Aramark Higher Education began experimenting with the program in 2008 and 2009, conducting five pilot programs at Baylor University in Waco, TX; Peace College in Raleigh, NC; Salem College in Winston-Salem, NC; the University of North Carolina at Chapel Hill; and the University of Florida in Gainesville.

“In the pilots, we received positive feedback from students and significantly fewer disposable containers going to the landfill,” says Rita Alison, national senior manager of sustainability and environmental stewardship with Aramark Higher Education. “Baylor reported a 40 percent reduction in disposables sent to the landfill during its pilot, which lasted one academic year.”

Based on the results of those pilots, Aramark Higher Education undertook a major rollout of the concept to its college and university customers in 2009 and 2010. Calling it the “Re-usable To Go” program, the company has since signed up more than 100 schools.

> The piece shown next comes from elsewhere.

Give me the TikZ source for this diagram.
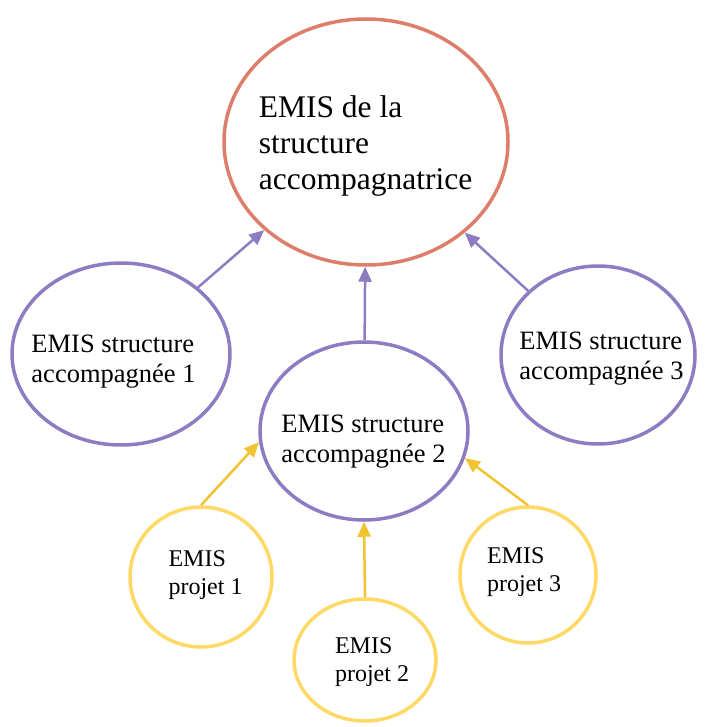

The University of Texas at Arlington Makes the Switch

Among Aramark’s college and university accounts is the University of Texas (UT) at Arlington, which brought the program on board in August of 2010.

Chee Wee Lee, director of operations with the University’s Dining Services department, says that the department started its take-out program with Styrofoam containers a couple of years ago, but decided that they were too environmentally expensive.

The department then switched to compostable paper containers. Lee estimates that the cost for the compostable containers was close to $2,000 per month for about 8,000 containers. “The compostable containers were pretty pricey.” Lee says. “We heard about the reusable clamshell from Aramark. So we reached out and gave it a try.”

The University housing directors liked the idea because take-out containers with food scraps stopped filling up the trash receptacles in student residences.

“Students on our meal plan get a container at no charge, when they take out a meal,” Lee says.

The other parts of the UT at Arlington program resemble that of other schools. A student swipes an identification card, which logs a container out against the student’s name, and the dining hall hands over the take-out food in a container.

When a student comes back for more, he or she exchanges the used container for a clean one. Or the student can simply return the container for credit.

Aramark’s Alison says she expects the program to continue to grow: “Our goal has been to positively affect the waste stream by reducing disposables sent to the landfill, reducing associated disposable costs, and increasing student satisfaction. It has been exciting to see the program grow to over 100 schools. Now we’re seeing it move into campus retail and catering services.”